**Dataset section**
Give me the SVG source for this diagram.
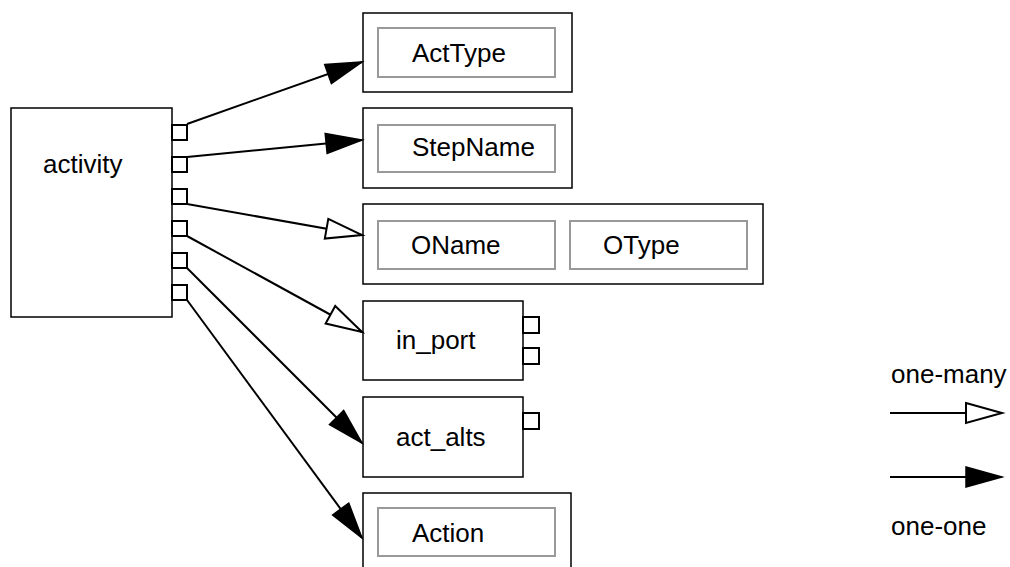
<svg xmlns="http://www.w3.org/2000/svg" width="1010" height="567" viewBox="0 0 1010 567">
  <style>
    .box { fill: #fff; stroke: #000; stroke-width: 1.5; }
    .field { fill: #fff; stroke: #999; stroke-width: 2; }
    .port { fill: #fff; stroke: #000; stroke-width: 2; }
    .lbl { font-family: "Liberation Sans", Arial, sans-serif; font-size: 26px; fill: #000; }
    .edge { fill: none; stroke: #000; stroke-width: 2; }
    .one { marker-end: url(#headFilled); }
    .many { marker-end: url(#headOpen); }
  </style>
  <defs>
    <marker id="headFilled" markerUnits="userSpaceOnUse" markerWidth="40" markerHeight="24" refX="37" refY="11" orient="auto" overflow="visible">
      <path d="M1,1 L37,11 L1,21 z" fill="#000" stroke="#000" stroke-width="1.5"/>
    </marker>
    <marker id="headOpen" markerUnits="userSpaceOnUse" markerWidth="40" markerHeight="24" refX="37" refY="11" orient="auto" overflow="visible">
      <path d="M1,1 L37,11 L1,21 z" fill="#fff" stroke="#000" stroke-width="2"/>
    </marker>
  </defs>

  <rect width="1010" height="567" fill="#fff"/>

  <!-- source entity with its six ports -->
  <g id="activity">
    <rect class="box" x="11" y="108" width="161" height="209"/>
    <text class="lbl" x="43" y="173">activity</text>
    <rect class="port" x="172" y="125" width="15" height="15"/>
    <rect class="port" x="172" y="157" width="15" height="15"/>
    <rect class="port" x="172" y="189" width="15" height="15"/>
    <rect class="port" x="172" y="221" width="15" height="15"/>
    <rect class="port" x="172" y="253" width="15" height="15"/>
    <rect class="port" x="172" y="285" width="15" height="15"/>
  </g>

  <g id="ActType">
    <rect class="box" x="363" y="13" width="209" height="79"/>
    <rect class="field" x="378" y="28" width="177" height="49"/>
    <text class="lbl" x="412" y="62">ActType</text>
  </g>

  <g id="StepName">
    <rect class="box" x="363" y="108" width="209" height="80"/>
    <rect class="field" x="378" y="125" width="177" height="47"/>
    <text class="lbl" x="412" y="156">StepName</text>
  </g>

  <g id="ONameOType">
    <rect class="box" x="363" y="204" width="400" height="80"/>
    <rect class="field" x="378" y="221" width="177" height="48"/>
    <text class="lbl" x="411" y="254">OName</text>
    <rect class="field" x="570" y="221" width="177" height="48"/>
    <text class="lbl" x="603" y="254">OType</text>
  </g>

  <g id="in_port">
    <rect class="box" x="363" y="301" width="160" height="79"/>
    <text class="lbl" x="396" y="349">in_port</text>
    <rect class="port" x="523" y="317" width="16" height="16"/>
    <rect class="port" x="523" y="348" width="16" height="16"/>
  </g>

  <g id="act_alts">
    <rect class="box" x="363" y="397" width="160" height="80"/>
    <text class="lbl" x="396" y="446">act_alts</text>
    <rect class="port" x="523" y="413" width="16" height="16"/>
  </g>

  <g id="Action">
    <rect class="box" x="363" y="493" width="208" height="90"/>
    <rect class="field" x="378" y="508" width="177" height="48"/>
    <text class="lbl" x="412" y="542">Action</text>
  </g>

  <!-- relationships from activity ports -->
  <g id="connectors">
    <line class="edge one" x1="187" y1="124" x2="362" y2="62"/>
    <line class="edge one" x1="187" y1="157" x2="362" y2="140"/>
    <line class="edge many" x1="187" y1="204" x2="362" y2="235"/>
    <line class="edge many" x1="187" y1="236" x2="362" y2="332"/>
    <line class="edge one" x1="187" y1="268" x2="362" y2="443"/>
    <line class="edge one" x1="187" y1="300" x2="362" y2="538"/>
  </g>

  <!-- legend -->
  <g id="legend">
    <text class="lbl" x="891" y="383">one-many</text>
    <line class="edge many" x1="890" y1="413" x2="1002" y2="413"/>
    <line class="edge one" x1="890" y1="477" x2="1002" y2="477"/>
    <text class="lbl" x="891" y="535">one-one</text>
  </g>
</svg>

**Exercise brief**
Pick out the lines containing the word "source" and show them.

**Finished exercise**
Give me the SVG source for this diagram.
  <!-- source entity with its six ports -->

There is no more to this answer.